Under Italy’s current ‘green pass’ system, the unvaccinated must provide proof of a negative Covid test taken within the last 48 hours to be permitted the same rights as the vaccinated, but that is set to change when the country adopts the ‘super green pass’. When the new rules are brought in, the unvaccinated must now show that they have recovered from Covid or get jabbed in order to enter cinemas, gyms, stadiums, and numerous other public venues, although it is not yet apparent whether the measures will be enforced nationally or only apply to local regions with high infection rates. The Guardian has the story.
The ‘super green pass’ is expected to take effect over the next week and would require people to prove they are vaccinated or have recovered from Covid in order to access cinemas, theatres, gyms, nightclubs, ski lifts and stadiums, as well as to be served indoors at bars and restaurants.
Under current ‘green pass’ rules, those who provide proof of a negative test taken within the previous 48 hours are permitted to access those activities.
The Prime Minister, Mario Draghi, has been under pressure from regional governors to impose a stricter health mandate against people who have not been vaccinated. He is meeting cabinet ministers on Wednesday afternoon to give the decree the final nod, according to reports in the Italian press.
Draghi is also reported to be contemplating making the Covid vaccine obligatory for the police force and teachers.
It is unclear if the new pass would be required across Italy or only in regions with high infections and where hospitals are under strain.
Italy introduced its green pass in August and made it mandatory for workplaces in October. It is also required for boarding long-distance trains and domestic flights. Under the new measure, unvaccinated people will still be able to travel and access their workplace with proof of a negative test.

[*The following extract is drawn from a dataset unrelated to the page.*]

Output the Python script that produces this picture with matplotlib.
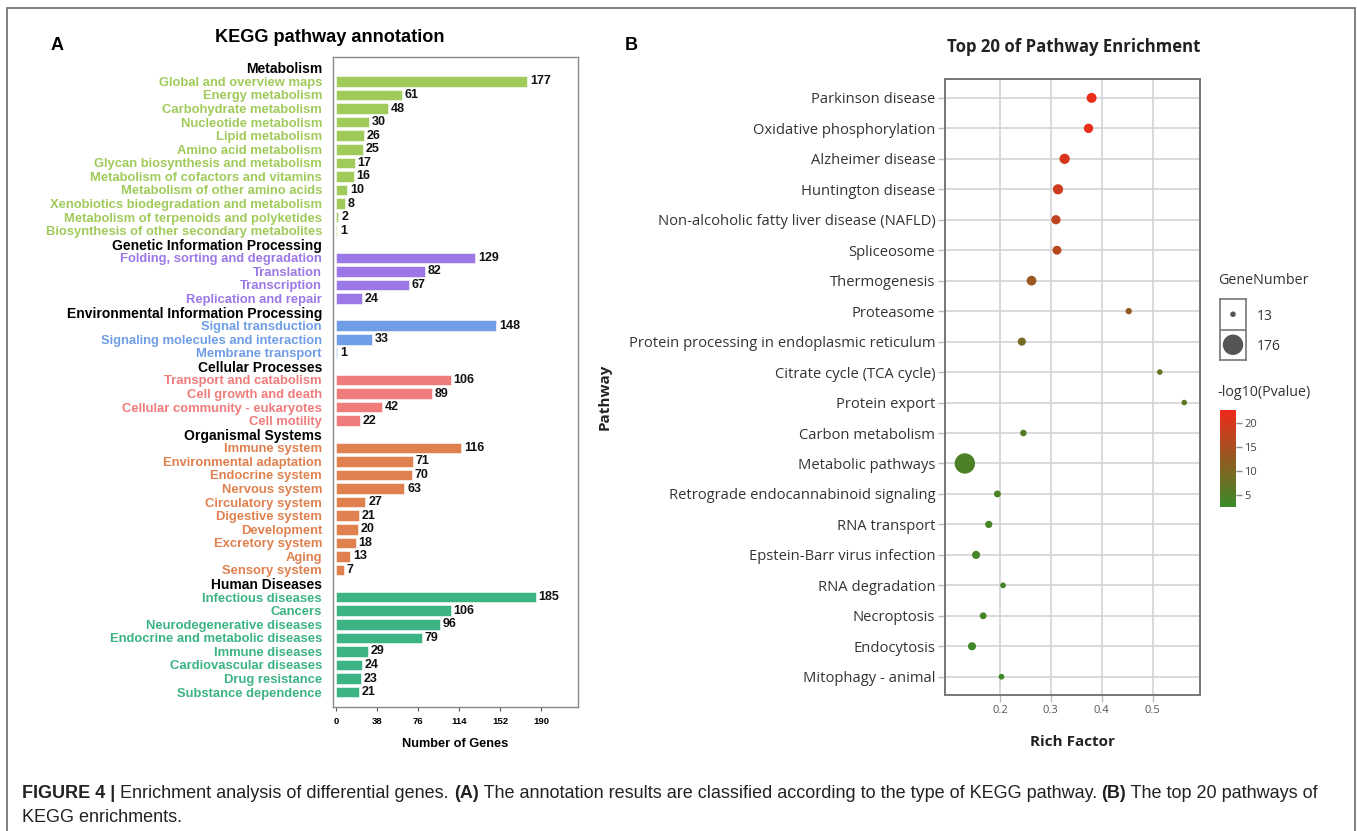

The workplace mandate intensified protests across the country, especially in the northern city of Trieste, where there has been a sharp rise in infections and hospitalisations in recent weeks. Calls for tighter rules have been led by Massimiliano Fedriga, the president of Friuli Venezia Giulia, the region surrounding Trieste.
This month Fedriga, a politician with the far-right League, described the anti-vaccination and anti-green pass protests as “idiocy”. He said on Sunday that the super green pass was not discriminatory and the only alternative would be another lockdown.
Umberto Lucangelo, the head of an intensive care unit at a hospital in Trieste, recently said 90% of Covid patients were unvaccinated and many had been involved in the protests.
The tougher rules have been supported by regional presidents from across the political spectrum. Stefano Bonaccini, the centre-left Democratic party president of Emilia-Romagna, told Ansa: “I think people who are vaccinated should have a preferential path in those places of social and cultural life, in particular, in order to prevent them from having to close.”